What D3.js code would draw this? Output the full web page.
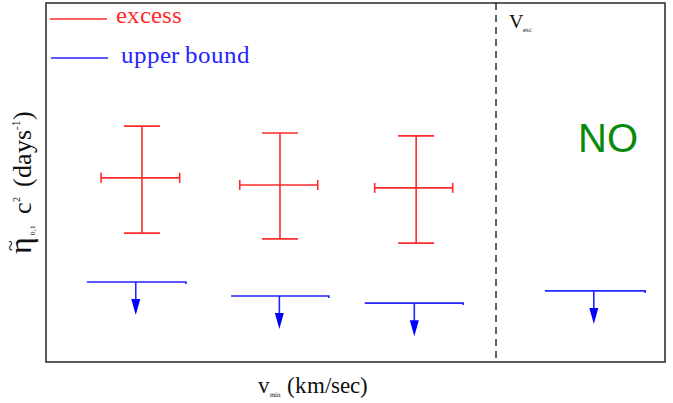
<!DOCTYPE html>
<html>
<head>
<meta charset="utf-8">
<script src="https://cdn.jsdelivr.net/npm/d3@7"></script>
<style>
  @font-face {
    font-family: "PlotSerif";
    src: local("Liberation Serif"), local("LiberationSerif-Regular"), local("LiberationSerif"), local("DejaVu Serif"), local("DejaVuSerif");
  }
  html, body { margin: 0; padding: 0; background: #fff; }
  svg { display: block; }
</style>
</head>
<body>
<svg id="chart" width="673" height="403"></svg>
<script>
// v_min bins (km/s) and measured modulation amplitudes (arbitrary units)
const excessVmin   = [155, 378, 598];
const excessVLo    = [89, 313, 531];
const excessVHi    = [216, 439, 657];
const excessEta    = [5.13, 4.93, 4.85];
const excessEtaLo  = [3.59, 3.43, 3.31];
const excessEtaHi  = [6.57, 6.38, 6.30];

const boundVmin    = [145, 377, 595, 885];
const boundVLo     = [66, 299, 515, 806];
const boundVHi     = [226, 457, 674, 968];
const boundEta     = [2.23, 1.84, 1.64, 1.98];

const vEsc = 727;
const legendLabels = ["excess", "upper bound"];

const SERIF = "PlotSerif, 'Liberation Serif', 'DejaVu Serif', serif";
const svg = d3.select("#chart").style("font-family", SERIF);
const margin = { left: 46, top: 3, right: 8, bottom: 41 };
const W = 673, H = 403;

const x = d3.scaleLinear().domain([0, 1000]).range([margin.left, W - margin.right]);
const y = d3.scaleLinear().domain([0, 10]).range([H - margin.bottom, margin.top]);

const RED = "#ff2a2a", BLUE = "#2424ff";

function serifText(sel) {
  return sel.style("font-family", SERIF);
}

// plot frame
svg.append("rect")
  .attr("x", x(0)).attr("y", y(10))
  .attr("width", x(1000) - x(0)).attr("height", y(0) - y(10))
  .attr("fill", "none").attr("stroke", "#333").attr("stroke-width", 1.6);

// escape velocity marker
svg.append("line")
  .attr("x1", x(vEsc)).attr("x2", x(vEsc))
  .attr("y1", y(10)).attr("y2", y(0))
  .attr("stroke", "#111").attr("stroke-width", 1.3)
  .attr("stroke-dasharray", "7,5");

const vesc = serifText(svg.append("text")).attr("x", x(vEsc) + 13).attr("y", 28)
  .attr("font-size", 20).attr("fill", "#111");
vesc.append("tspan").text("V");
vesc.append("tspan").attr("font-size", 7).attr("dy", 4).text("esc");

// excess points with error bars
const cap = 18, tick = 5;
const ex = svg.append("g").attr("stroke", RED).attr("stroke-width", 1.6).attr("fill", "none");
excessVmin.forEach((v, i) => {
  const g = ex.append("g");
  g.append("line").attr("x1", x(v)).attr("x2", x(v)).attr("y1", y(excessEtaHi[i])).attr("y2", y(excessEtaLo[i]));
  g.append("line").attr("x1", x(v) - cap).attr("x2", x(v) + cap).attr("y1", y(excessEtaHi[i])).attr("y2", y(excessEtaHi[i]));
  g.append("line").attr("x1", x(v) - cap).attr("x2", x(v) + cap).attr("y1", y(excessEtaLo[i])).attr("y2", y(excessEtaLo[i]));
  g.append("line").attr("x1", x(excessVLo[i])).attr("x2", x(excessVHi[i])).attr("y1", y(excessEta[i])).attr("y2", y(excessEta[i]));
  g.append("line").attr("x1", x(excessVLo[i])).attr("x2", x(excessVLo[i])).attr("y1", y(excessEta[i]) - tick).attr("y2", y(excessEta[i]) + tick);
  g.append("line").attr("x1", x(excessVHi[i])).attr("x2", x(excessVHi[i])).attr("y1", y(excessEta[i]) - tick).attr("y2", y(excessEta[i]) + tick);
});

// upper bounds with downward arrows
const arrowLen = 0.92;
const ub = svg.append("g");
boundVmin.forEach((v, i) => {
  const g = ub.append("g");
  const yy = y(boundEta[i]);
  g.append("path")
    .attr("d", `M${x(boundVLo[i])},${yy}H${x(boundVHi[i])}v2`)
    .attr("stroke", BLUE).attr("stroke-width", 1.6).attr("fill", "none");
  const yTip = y(boundEta[i] - arrowLen);
  g.append("line").attr("x1", x(v)).attr("x2", x(v)).attr("y1", yy).attr("y2", yTip - 12)
    .attr("stroke", BLUE).attr("stroke-width", 1.6);
  g.append("path")
    .attr("d", `M${x(v) - 4.5},${yTip - 16}L${x(v) + 4.5},${yTip - 16}L${x(v)},${yTip}Z`)
    .attr("fill", "#0000ff");
});

// legend
const leg = [
  { label: legendLabels[0], color: RED, yl: 19, x1: 50, x2: 107, tx: 116, ty: 23 },
  { label: legendLabels[1], color: BLUE, yl: 58, x1: 51, x2: 108, tx: 121, ty: 63 }
];
leg.forEach(d => {
  svg.append("line").attr("x1", d.x1).attr("x2", d.x2).attr("y1", d.yl).attr("y2", d.yl)
    .attr("stroke", d.color).attr("stroke-width", 1.5);
  serifText(svg.append("text")).attr("x", d.tx).attr("y", d.ty).attr("font-size", 25)
    .attr("fill", d.color).text(d.label);
});

// "NO" annotation beyond the escape velocity
svg.append("text").attr("x", 608).attr("y", 152).attr("text-anchor", "middle")
  .style("font-family", "'Liberation Sans', Arial, sans-serif")
  .attr("font-size", 40).attr("fill", "#0a8a0a").text("NO");

// x-axis title
const xt = serifText(svg.append("text")).attr("x", 313).attr("y", 393).attr("text-anchor", "middle")
  .attr("font-size", 23).attr("fill", "#111");
xt.append("tspan").text("v");
xt.append("tspan").attr("font-size", 7).attr("dy", 4).text("min");
xt.append("tspan").attr("dy", -4).text(" (km/sec)");

// y-axis title (rotated); the tilde is set above the eta separately
const yg = svg.append("g").attr("transform", "translate(31,254) rotate(-90)");
const yt = serifText(yg.append("text")).attr("x", 0).attr("y", 0)
  .attr("font-size", 26).attr("fill", "#111");
yt.append("tspan").attr("font-size", 32).text("\u03B7");
yt.append("tspan").attr("font-size", 7).attr("dx", 2).attr("dy", 4).text("0,1");
yt.append("tspan").attr("dx", 4).attr("dy", -4).text(" c");
yt.append("tspan").attr("font-size", 10).attr("dy", -11).text("2");
yt.append("tspan").attr("dx", 3).attr("dy", 11).text(" (days");
yt.append("tspan").attr("font-size", 11).attr("dy", -11).text("-1");
yt.append("tspan").attr("dy", 11).text(")");
serifText(yg.append("text")).attr("x", 3).attr("y", -14)
  .attr("font-size", 20).attr("fill", "#111").text("~");
</script>
</body>
</html>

━━━━━━━━

#### [INSTRUCTION]
Please set down each line of the data above exactly as written, without the pictures.

#### [EXERCISE OUTPUT]
What D3.js code would draw this? Output the full web page.
<!DOCTYPE html>
<html>
<head>
<meta charset="utf-8">
<script src="https://cdn.jsdelivr.net/npm/d3@7"></script>
<style>
  @font-face {
    font-family: "PlotSerif";
    src: local("Liberation Serif"), local("LiberationSerif-Regular"), local("LiberationSerif"), local("DejaVu Serif"), local("DejaVuSerif");
  }
  html, body { margin: 0; padding: 0; background: #fff; }
  svg { display: block; }
</style>
</head>
<body>
<svg id="chart" width="673" height="403"></svg>
<script>
// v_min bins (km/s) and measured modulation amplitudes (arbitrary units)
const excessVmin   = [155, 378, 598];
const excessVLo    = [89, 313, 531];
const excessVHi    = [216, 439, 657];
const excessEta    = [5.13, 4.93, 4.85];
const excessEtaLo  = [3.59, 3.43, 3.31];
const excessEtaHi  = [6.57, 6.38, 6.30];

const boundVmin    = [145, 377, 595, 885];
const boundVLo     = [66, 299, 515, 806];
const boundVHi     = [226, 457, 674, 968];
const boundEta     = [2.23, 1.84, 1.64, 1.98];

const vEsc = 727;
const legendLabels = ["excess", "upper bound"];

const SERIF = "PlotSerif, 'Liberation Serif', 'DejaVu Serif', serif";
const svg = d3.select("#chart").style("font-family", SERIF);
const margin = { left: 46, top: 3, right: 8, bottom: 41 };
const W = 673, H = 403;

const x = d3.scaleLinear().domain([0, 1000]).range([margin.left, W - margin.right]);
const y = d3.scaleLinear().domain([0, 10]).range([H - margin.bottom, margin.top]);

const RED = "#ff2a2a", BLUE = "#2424ff";

function serifText(sel) {
  return sel.style("font-family", SERIF);
}

// plot frame
svg.append("rect")
  .attr("x", x(0)).attr("y", y(10))
  .attr("width", x(1000) - x(0)).attr("height", y(0) - y(10))
  .attr("fill", "none").attr("stroke", "#333").attr("stroke-width", 1.6);

// escape velocity marker
svg.append("line")
  .attr("x1", x(vEsc)).attr("x2", x(vEsc))
  .attr("y1", y(10)).attr("y2", y(0))
  .attr("stroke", "#111").attr("stroke-width", 1.3)
  .attr("stroke-dasharray", "7,5");

const vesc = serifText(svg.append("text")).attr("x", x(vEsc) + 13).attr("y", 28)
  .attr("font-size", 20).attr("fill", "#111");
vesc.append("tspan").text("V");
vesc.append("tspan").attr("font-size", 7).attr("dy", 4).text("esc");

// excess points with error bars
const cap = 18, tick = 5;
const ex = svg.append("g").attr("stroke", RED).attr("stroke-width", 1.6).attr("fill", "none");
excessVmin.forEach((v, i) => {
  const g = ex.append("g");
  g.append("line").attr("x1", x(v)).attr("x2", x(v)).attr("y1", y(excessEtaHi[i])).attr("y2", y(excessEtaLo[i]));
  g.append("line").attr("x1", x(v) - cap).attr("x2", x(v) + cap).attr("y1", y(excessEtaHi[i])).attr("y2", y(excessEtaHi[i]));
  g.append("line").attr("x1", x(v) - cap).attr("x2", x(v) + cap).attr("y1", y(excessEtaLo[i])).attr("y2", y(excessEtaLo[i]));
  g.append("line").attr("x1", x(excessVLo[i])).attr("x2", x(excessVHi[i])).attr("y1", y(excessEta[i])).attr("y2", y(excessEta[i]));
  g.append("line").attr("x1", x(excessVLo[i])).attr("x2", x(excessVLo[i])).attr("y1", y(excessEta[i]) - tick).attr("y2", y(excessEta[i]) + tick);
  g.append("line").attr("x1", x(excessVHi[i])).attr("x2", x(excessVHi[i])).attr("y1", y(excessEta[i]) - tick).attr("y2", y(excessEta[i]) + tick);
});

// upper bounds with downward arrows
const arrowLen = 0.92;
const ub = svg.append("g");
boundVmin.forEach((v, i) => {
  const g = ub.append("g");
  const yy = y(boundEta[i]);
  g.append("path")
    .attr("d", `M${x(boundVLo[i])},${yy}H${x(boundVHi[i])}v2`)
    .attr("stroke", BLUE).attr("stroke-width", 1.6).attr("fill", "none");
  const yTip = y(boundEta[i] - arrowLen);
  g.append("line").attr("x1", x(v)).attr("x2", x(v)).attr("y1", yy).attr("y2", yTip - 12)
    .attr("stroke", BLUE).attr("stroke-width", 1.6);
  g.append("path")
    .attr("d", `M${x(v) - 4.5},${yTip - 16}L${x(v) + 4.5},${yTip - 16}L${x(v)},${yTip}Z`)
    .attr("fill", "#0000ff");
});

// legend
const leg = [
  { label: legendLabels[0], color: RED, yl: 19, x1: 50, x2: 107, tx: 116, ty: 23 },
  { label: legendLabels[1], color: BLUE, yl: 58, x1: 51, x2: 108, tx: 121, ty: 63 }
];
leg.forEach(d => {
  svg.append("line").attr("x1", d.x1).attr("x2", d.x2).attr("y1", d.yl).attr("y2", d.yl)
    .attr("stroke", d.color).attr("stroke-width", 1.5);
  serifText(svg.append("text")).attr("x", d.tx).attr("y", d.ty).attr("font-size", 25)
    .attr("fill", d.color).text(d.label);
});

// "NO" annotation beyond the escape velocity
svg.append("text").attr("x", 608).attr("y", 152).attr("text-anchor", "middle")
  .style("font-family", "'Liberation Sans', Arial, sans-serif")
  .attr("font-size", 40).attr("fill", "#0a8a0a").text("NO");

// x-axis title
const xt = serifText(svg.append("text")).attr("x", 313).attr("y", 393).attr("text-anchor", "middle")
  .attr("font-size", 23).attr("fill", "#111");
xt.append("tspan").text("v");
xt.append("tspan").attr("font-size", 7).attr("dy", 4).text("min");
xt.append("tspan").attr("dy", -4).text(" (km/sec)");

// y-axis title (rotated); the tilde is set above the eta separately
const yg = svg.append("g").attr("transform", "translate(31,254) rotate(-90)");
const yt = serifText(yg.append("text")).attr("x", 0).attr("y", 0)
  .attr("font-size", 26).attr("fill", "#111");
yt.append("tspan").attr("font-size", 32).text("\u03B7");
yt.append("tspan").attr("font-size", 7).attr("dx", 2).attr("dy", 4).text("0,1");
yt.append("tspan").attr("dx", 4).attr("dy", -4).text(" c");
yt.append("tspan").attr("font-size", 10).attr("dy", -11).text("2");
yt.append("tspan").attr("dx", 3).attr("dy", 11).text(" (days");
yt.append("tspan").attr("font-size", 11).attr("dy", -11).text("-1");
yt.append("tspan").attr("dy", 11).text(")");
serifText(yg.append("text")).attr("x", 3).attr("y", -14)
  .attr("font-size", 20).attr("fill", "#111").text("~");
</script>
</body>
</html>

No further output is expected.